Журнал «Дело» свято хранил верность демократическим идеалам шестидесятых годов. В этом была его сила. И тем не менее «Дело» так и не стало вторым «Русским словом», как ни мечтал об этом Благосветлов. В авторитете и влиянии на современников, в яркости и публицистическом блеске оно заметно отставало не только от «Русского слова» шестидесятых годов, но и от некрасовских «Отечественных записок». Причина тому — в особых цензурных трудностях, а также в том, что журнал в самом начале своего возникновения лишился Писарева, чьи блистательные статьи составляли душу «Русского слова». Но не только в этом. Ведь и уход Писарева не был случайным. Писарев ушел в «Отечественные записки» не потому, что в некрасовском журнале цензурные условия были более легкими, чем в журнала Благосветлова. Писареву с его интенсивностью духовного развития стало тесно и душно в благосветловском «Деле». Направление развития Писарева, так же как Зайцева, и Соколова, о чем речь, пойдет ниже, заключалось в поиске форм большей революционной активности… И в этом они опередили Благосветлова. Кто знает, в, чем тут причина, — в серьезной возрастной разнице или в чем-то другом. Но в любом случае в отличие от Писарева, Зайцева, Соколова Благосветлов, но сути дела, остановился, застыл в своем духовном, идейном развитии еще где-то в конце шестидесятых годов. Противоречивая программа «реализма» «Русского слова», с ее гипертрофией знания и курсом на всемерное распространение его как необходимое условие революционного преобразования общества — эта программа явилась прокрустовым ложем для «Дела», выходившего в новых исторических условиях, для нового молодого поколения читателей. При этом следует подчеркнуть, что с течением времени в деятельности Благосветлова на первый план все в большей степени выходили не сильные, но слабые стороны этой программы, выработанной им в трудных условиях второй половины шестидесятых годов. Его разочарование в революционных возможностях масс росло. Все в большей степени менялось его отношение к «мужику». Это изменение не коснулось демократической основы его убеждений. Жизнь народа, жизнь крестьянства по-прежнему оставалась главной заботой Благосветлова и его журнала. Но его отношение к «мужику» было иным, чем, к примеру, в «Отечественных записках» семидесятых годов, к которым он относился крайне ревниво. Вот как описывает начало своего сотрудничества в «Деле» в своих воспоминаниях Н. Русанов:
«— А вы, вероятно, как большинство теперешней молодежи, поклонник «Отечественных записок»?

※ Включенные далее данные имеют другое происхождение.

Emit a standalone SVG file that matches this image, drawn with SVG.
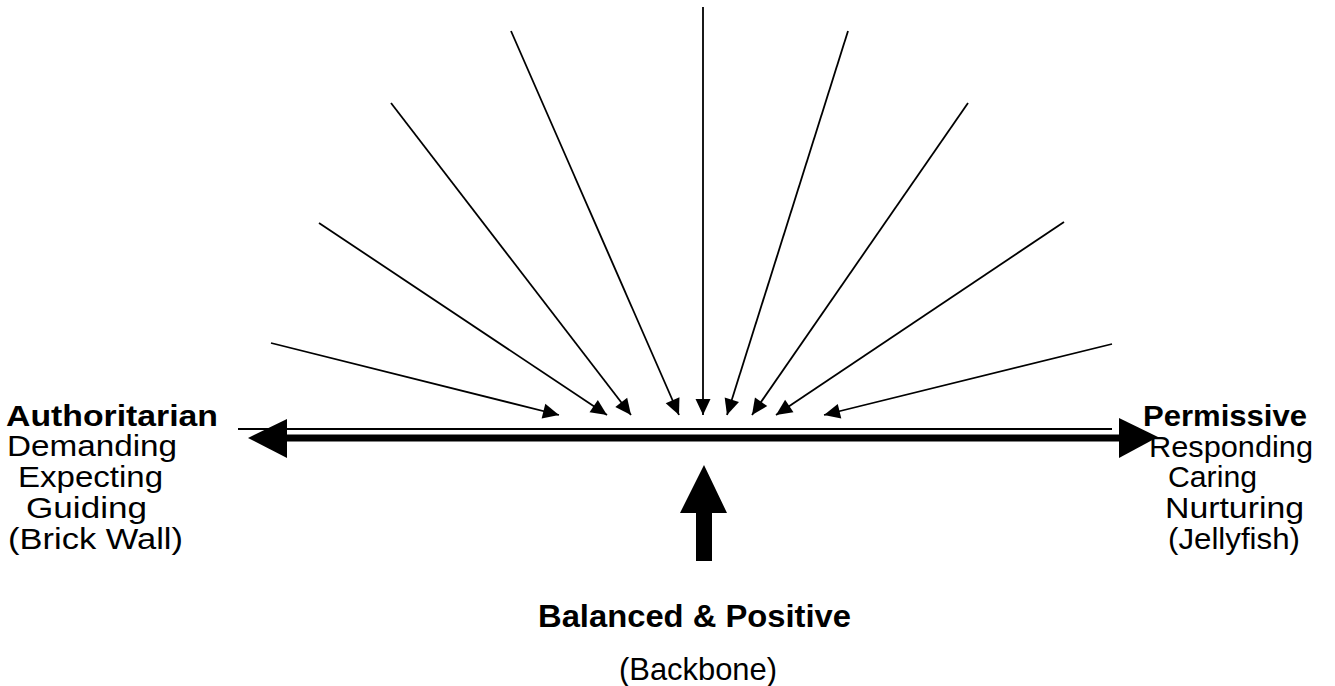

Взор Благосветлова упорно уставлен в мои волосы. Меня это начинает раздражать. И почти патетически я отвечаю:
— О, конечно!..
— За мужичка любите?
— За социализм и за науку, Григорий Евлампьевич! — запальчиво парирую я…
— Социализму и науке наш журнал служит не менее «Отечественных запасок»… Да и не одной науке и социализму, а и «мужичку», — но нашему мужику, — служим… Служим, но не прислуживаемся…»

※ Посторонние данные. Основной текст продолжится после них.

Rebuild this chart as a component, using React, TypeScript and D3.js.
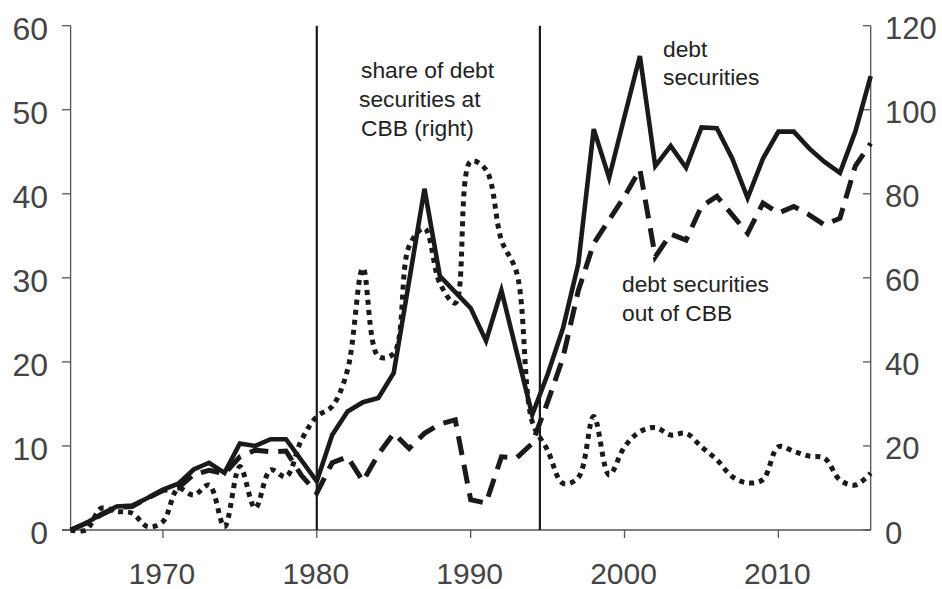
import React from "react";
import * as d3 from "d3";

const years: number[] = d3.range(1964, 2017);

// debt securities (left axis)
const debtSecurities: number[] = [
  0, 0.8, 1.9, 2.8, 2.9, 3.8, 4.8, 5.5, 7.2, 8.0, 6.8, 10.3, 10.0, 10.8, 10.8, 8.3, 5.8,
  11.3, 14.1, 15.2, 15.7, 18.7, 29.6, 40.6, 30.2, 28.3, 26.4, 22.5, 28.5, 21.1, 13.7,
  18.5, 24.0, 31.7, 47.7, 41.9, 49.2, 56.4, 43.3, 45.7, 43.1, 47.9, 47.8, 44.2, 39.5,
  44.2, 47.4, 47.4, 45.4, 43.8, 42.5, 47.4, 54.0,
];

// debt securities out of CBB (left axis)
const debtOutCBB: number[] = [
  0, 0.8, 1.8, 2.7, 2.8, 3.8, 4.7, 5.0, 6.6, 7.1, 6.7, 8.7, 9.5, 9.3, 9.4, 6.5, 4.4,
  8.0, 8.7, 5.8, 9.0, 11.5, 9.7, 11.5, 12.6, 13.1, 3.6, 3.2, 8.7, 8.6, 10.3,
  15.2, 20.5, 28.5, 34.1, 36.9, 39.7, 42.9, 32.5, 35.2, 34.5, 38.5, 39.7, 37.5, 35.3,
  38.9, 37.7, 38.5, 37.5, 36.3, 37.1, 43.3, 46.0,
];

// share of debt securities at CBB (right axis, %)
const shareAtCBB: number[] = [
  0, 0, 5.2, 4.4, 4.0, 0.8, 2.0, 9.9, 8.3, 10.7, 0.8, 15.1, 5.2, 14.3, 12.7, 21.4, 27.0,
  29.4, 38.1, 62.3, 41.3, 42.0, 67.5, 71.8, 58.7, 54.0, 87.7, 85.7, 69.0, 61.1, 25.8,
  19.0, 11.1, 12.5, 27.0, 13.1, 19.8, 23.4, 24.4, 22.6, 23.0, 19.8, 16.7, 12.7, 11.2,
  12.0, 19.8, 18.7, 17.6, 17.1, 11.9, 10.7, 13.5,
];

const leftTicks: number[] = [0, 10, 20, 30, 40, 50, 60];
const rightTicks: number[] = [0, 20, 40, 60, 80, 100, 120];
const xTicks: number[] = [1970, 1980, 1990, 2000, 2010];
const markerYears: number[] = [1980, 1994.5];

const W = 942;
const H = 589;
const X0 = 70.6;
const X1 = 870.7;
const Y0 = 530;
const Ytop = 25.7;

export default function App() {
  const x = d3.scaleLinear().domain([1964, 2016]).range([X0, X1]);
  const yL = d3.scaleLinear().domain([0, 60]).range([Y0, Ytop]);
  const yR = d3.scaleLinear().domain([0, 120]).range([Y0, Ytop]);

  const lineL = d3
    .line<number>()
    .x((_, i) => x(years[i]))
    .y((d) => yL(d));
  const lineR = d3
    .line<number>()
    .x((_, i) => x(years[i]))
    .y((d) => yR(d))
    .curve(d3.curveCatmullRom.alpha(0.5));

  const axisColor = "#555";
  const labelColor = "#444";
  const font = "'Liberation Sans', Arial, Helvetica, sans-serif";

  return (
    <svg
      width={W}
      height={H}
      style={{ position: "absolute", left: 0, top: 0, background: "#fff" }}
      fontFamily={font}
    >
      {/* axes */}
      <line x1={X0} x2={X0} y1={Ytop} y2={Y0} stroke={axisColor} strokeWidth={1.3} />
      <line x1={X1} x2={X1} y1={Ytop} y2={Y0} stroke={axisColor} strokeWidth={1.3} />
      <line x1={62} x2={X1} y1={Y0} y2={Y0} stroke={axisColor} strokeWidth={1.3} />

      {leftTicks.map((t) => (
        <g key={"l" + t}>
          <line x1={62} x2={X0} y1={yL(t)} y2={yL(t)} stroke={axisColor} strokeWidth={1.3} />
          <text
            x={48}
            y={yL(t) + 3}
            textAnchor="end"
            dominantBaseline="central"
            fontSize={32}
            fill={labelColor}
          >
            {t}
          </text>
        </g>
      ))}
      {rightTicks.map((t) => (
        <g key={"r" + t}>
          <line x1={863} x2={X1} y1={yR(t)} y2={yR(t)} stroke={axisColor} strokeWidth={1.3} />
          <text
            x={885}
            y={yR(t) + 3}
            textAnchor="start"
            dominantBaseline="central"
            fontSize={31}
            fill={labelColor}
          >
            {t}
          </text>
        </g>
      ))}
      {xTicks.map((t) => (
        <g key={"x" + t}>
          <line x1={x(t)} x2={x(t)} y1={Y0} y2={Y0 + 8} stroke={axisColor} strokeWidth={1.3} />
          <text x={x(t) - 1} y={584} textAnchor="middle" fontSize={30} fill={labelColor}>
            {t}
          </text>
        </g>
      ))}

      {/* vertical marker lines */}
      {markerYears.map((m) => (
        <line key={"m" + m} x1={x(m)} x2={x(m)} y1={Ytop} y2={Y0} stroke="#1a1a1a" strokeWidth={2.2} />
      ))}

      {/* series */}
      <path
        d={lineR(shareAtCBB) || ""}
        fill="none"
        stroke="#1a1a1a"
        strokeWidth={5}
        strokeDasharray="5,5"
      />
      <path
        d={lineL(debtOutCBB) || ""}
        fill="none"
        stroke="#1a1a1a"
        strokeWidth={5}
        strokeDasharray="19,10"
      />
      <path
        d={lineL(debtSecurities) || ""}
        fill="none"
        stroke="#1a1a1a"
        strokeWidth={4.6}
        strokeLinejoin="miter"
      />

      {/* annotations */}
      <g fontSize={22.8} fill="#222">
        <text x={361} y={78}>share of debt</text>
        <text x={359} y={107}>securities at</text>
        <text x={361} y={136}>CBB (right)</text>
        <text x={663} y={57}>debt</text>
        <text x={663} y={85}>securities</text>
        <text x={622} y={292}>debt securities</text>
        <text x={622} y={321}>out of CBB</text>
      </g>
    </svg>
  );
}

В этой явственно полемической позиции Благосветлова по отношению к «Отечественным запискам» легко уловить отзвук споров, которые шли между «Русским словом» и «Современником» в пору шестидесятых годов. Еще тогда благосветловский журнал в статьях Писарева и Зайцева выступал против «идеализации» мужика, против преувеличения революционного потенциала деревни. Теперь, а 1876 году, Благосветлов писал Н. М. Ядринцеву о позиции журнала «Дело»: «Искать идеалов в деревне оно не будет, идеализировать мертвую провинцию не в его духе, но оно и не ставит своей задачей возвышение вицмундирного Петербурга над провинцией. Оно знает, что точка нравственной нашей опоры не там и не здесь, не в деревне и не в чухонской Пальмире, но без интеллигентного меньшинства, где бы оно ни было, мы не обойдемся…»

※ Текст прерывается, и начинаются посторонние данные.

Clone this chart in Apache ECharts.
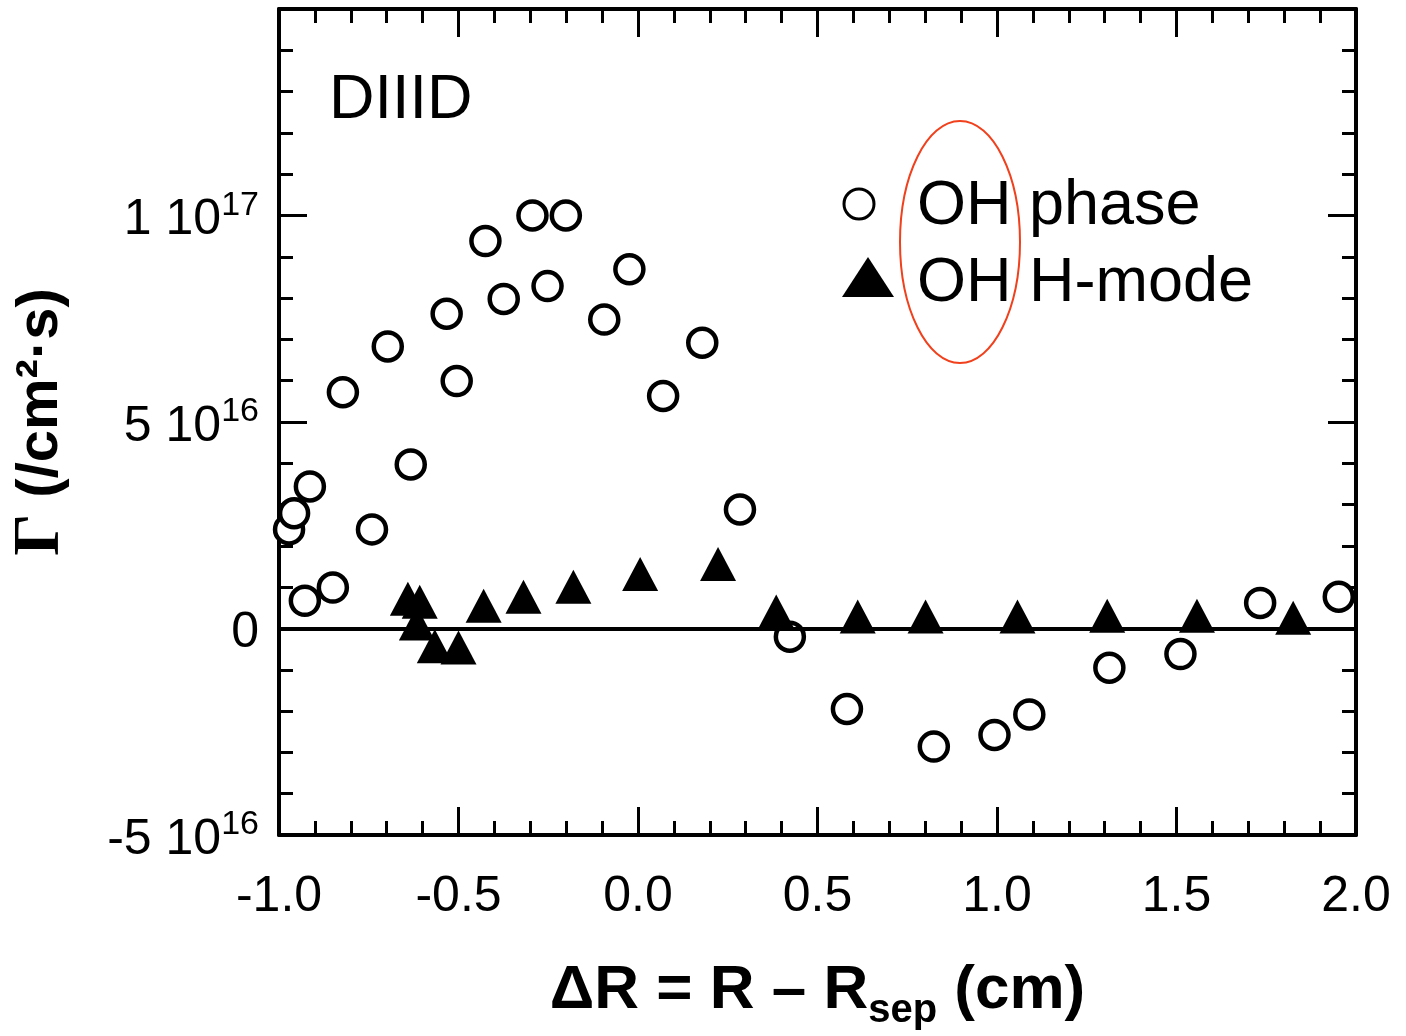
<!DOCTYPE html>
<html>
<head>
<meta charset="utf-8">
<title>DIIID particle flux profile</title>
<script src="https://cdn.jsdelivr.net/npm/echarts@6/dist/echarts.min.js"></script>
<style>
  html, body { margin: 0; padding: 0; background: #fff; }
  #chart { width: 1406px; height: 1036px; }
</style>
</head>
<body>
<div id="chart"></div>
<script>
// Radial position relative to the separatrix, ΔR (cm)
const ohPhaseX = [-0.972, -0.958, -0.914, -0.928, -0.850, -0.822, -0.741, -0.697, -0.633, -0.533,
                  -0.505, -0.425, -0.374, -0.294, -0.252, -0.201, -0.094, -0.024, 0.070, 0.179,
                  0.284, 0.423, 0.582, 0.824, 0.993, 1.090, 1.313, 1.511, 1.733, 1.952];
// Particle flux Γ for the OH phase, in units of 1e16 /cm²·s
const ohPhaseY = [2.40, 2.79, 3.44, 0.67, 0.99, 5.72, 2.40, 6.83, 3.97, 7.62,
                  5.99, 9.38, 7.98, 10.0, 8.29, 10.0, 7.48, 8.70, 5.63, 6.92,
                  2.88, -0.20, -1.95, -2.86, -2.58, -2.08, -0.95, -0.62, 0.62, 0.77];

// Same quantity for the H-mode phase
const hModeX = [-0.641, -0.608, -0.616, -0.566, -0.500, -0.430, -0.319, -0.180, 0.006, 0.223,
                0.385, 0.612, 0.801, 1.057, 1.307, 1.557, 1.825];
const hModeY = [0.72, 0.65, 0.12, -0.43, -0.46, 0.55, 0.77, 1.01, 1.32, 1.56,
                0.41, 0.29, 0.29, 0.29, 0.31, 0.31, 0.26];

// Axis ranges (x in cm, y in units of 1e16)
const xRange = [-1.0, 2.0];
const yRange = [-5, 15];
const fluxUnitExp = 16;

const FONT = 'Liberation Sans';

function pairs(xs, ys) {
  return xs.map((x, i) => [x, ys[i]]);
}

// "5 10^16" style labels with a raised exponent
function fluxLabel(v) {
  if (Math.abs(v) < 1e-9) return '{m|0}';
  let exp = fluxUnitExp;
  let mant = v;
  while (Math.abs(mant) >= 10) { mant /= 10; exp += 1; }
  return '{m|' + (Math.round(mant * 100) / 100) + ' 10}{sup|' + exp + '}';
}

const chart = echarts.init(document.getElementById('chart'));

function frameAxis() {
  return {
    axisLine: { show: true, onZero: false, lineStyle: { color: '#000', width: 4 } },
    axisTick: { show: true, inside: true, length: 28, lineStyle: { color: '#000', width: 3 } },
    minorTick: { show: true, splitNumber: 5, length: 14, lineStyle: { color: '#000', width: 3 } },
    splitLine: { show: false },
    minorSplitLine: { show: false }
  };
}

chart.setOption({
  animation: false,
  backgroundColor: '#fff',
  grid: { left: 277, right: 50, top: 9, bottom: 195, containLabel: false },
  xAxis: [
    Object.assign({
      type: 'value', position: 'bottom', min: xRange[0], max: xRange[1], interval: 0.5,
      axisLabel: {
        show: true, margin: 37, color: '#000', fontFamily: FONT, fontSize: 50,
        formatter: v => v.toFixed(1)
      },
      name: '{m|ΔR = R – R}{sub|sep}{m| (cm)}',
      nameLocation: 'middle',
      nameGap: 116,
      nameTextStyle: {
        rich: {
          m: { fontFamily: FONT, fontWeight: 'bold', fontSize: 62, color: '#000' },
          sub: { fontFamily: FONT, fontWeight: 'bold', fontSize: 40, color: '#000', padding: [40, 0, 0, 0] }
        }
      }
    }, frameAxis()),
    Object.assign({
      type: 'value', position: 'top', min: xRange[0], max: xRange[1], interval: 0.5,
      axisLabel: { show: false }
    }, frameAxis())
  ],
  yAxis: [
    Object.assign({
      type: 'value', position: 'left', min: yRange[0], max: yRange[1], interval: 5,
      axisLabel: {
        show: true, margin: 20, showMaxLabel: false,
        formatter: fluxLabel,
        rich: {
          m: { fontFamily: FONT, fontSize: 50, color: '#000', padding: [10, 0, 0, 0] },
          sup: { fontFamily: FONT, fontSize: 34, color: '#000', padding: [0, 0, 20, 0] }
        }
      },
      name: '{g|Γ}{t| (/cm²·s)}',
      nameLocation: 'middle',
      nameRotate: 90,
      nameGap: 205,
      nameTextStyle: {
        rich: {
          g: { fontFamily: 'Liberation Serif', fontWeight: 'bold', fontSize: 66, color: '#000' },
          t: { fontFamily: FONT, fontWeight: 'bold', fontSize: 58, color: '#000' }
        }
      }
    }, frameAxis()),
    Object.assign({
      type: 'value', position: 'right', min: yRange[0], max: yRange[1], interval: 5,
      axisLabel: { show: false }
    }, frameAxis())
  ],
  series: [
    {
      name: 'OH phase',
      type: 'scatter',
      xAxisIndex: 0, yAxisIndex: 0,
      data: pairs(ohPhaseX, ohPhaseY),
      symbol: 'circle',
      symbolSize: 28,
      itemStyle: { color: '#fff', borderColor: '#000', borderWidth: 4.5, opacity: 1 },
      markLine: {
        silent: true,
        symbol: ['none', 'none'],
        label: { show: false },
        lineStyle: { color: '#000', width: 4, type: 'solid' },
        data: [{ yAxis: 0 }]
      },
      z: 3
    },
    {
      name: 'OH H-mode',
      type: 'scatter',
      xAxisIndex: 0, yAxisIndex: 0,
      data: pairs(hModeX, hModeY),
      symbol: 'triangle',
      symbolSize: [36, 34],
      itemStyle: { color: '#000', opacity: 1 },
      z: 4
    }
  ],
  graphic: [
    {
      type: 'text', x: 329, y: 101,
      style: { text: 'DIIID', fontFamily: FONT, fontSize: 63, fill: '#000', align: 'left', verticalAlign: 'middle' }
    },
    {
      type: 'circle', shape: { cx: 859, cy: 204, r: 15 },
      style: { fill: '#fff', stroke: '#000', lineWidth: 3 }
    },
    {
      type: 'polygon', shape: { points: [[868, 257], [894, 297], [842, 297]] },
      style: { fill: '#000' }
    },
    {
      type: 'text', x: 917, y: 207,
      style: { text: 'OH phase', fontFamily: FONT, fontSize: 63, fill: '#000', align: 'left', verticalAlign: 'middle' }
    },
    {
      type: 'text', x: 917, y: 284,
      style: { text: 'OH H-mode', fontFamily: FONT, fontSize: 63, fill: '#000', align: 'left', verticalAlign: 'middle' }
    },
    {
      type: 'ellipse', shape: { cx: 960, cy: 242, rx: 60, ry: 121 },
      style: { fill: 'none', stroke: '#f0401c', lineWidth: 2 }
    }
  ]
});
</script>
</body>
</html>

Вот что стоит за благосветловской фразой о том, что «Дело» мужику «служит, но не прислуживается». Деревня сама по себе, в его представлении, не может служить «нравственной опорой» в демократических преобразованиях, ставка может быть только на «интеллигентное меньшинство». Задача этого «интеллигентного меньшинства» — нести свет знания и передовых идей, служить ферментом внутреннего развития общества, пробуждения его самосознания. Демократическое просветительство стало idee fixe Благосветлова в семидесятые годы. При этом он начинал «Дело» с одной существенной поправкой: «Оптимизм завел нас слишком далеко, — писал он после закрытия «Русского слова» Шелгунову, — надо мерить наше общество его собственным аршином; это великий и глупый bambino, которому еще не под силу светлые и честные идеи. Bambino требует репы и чесноку, а ему подносят разные тропические пряности».
Это пессимистическое убеждение в том, что русскому обществу «не под силу светлые и честные идеи», что ему требуется «репа и чеснок», а не «тропические пряности», Благосветлов сохранил до конца жизни.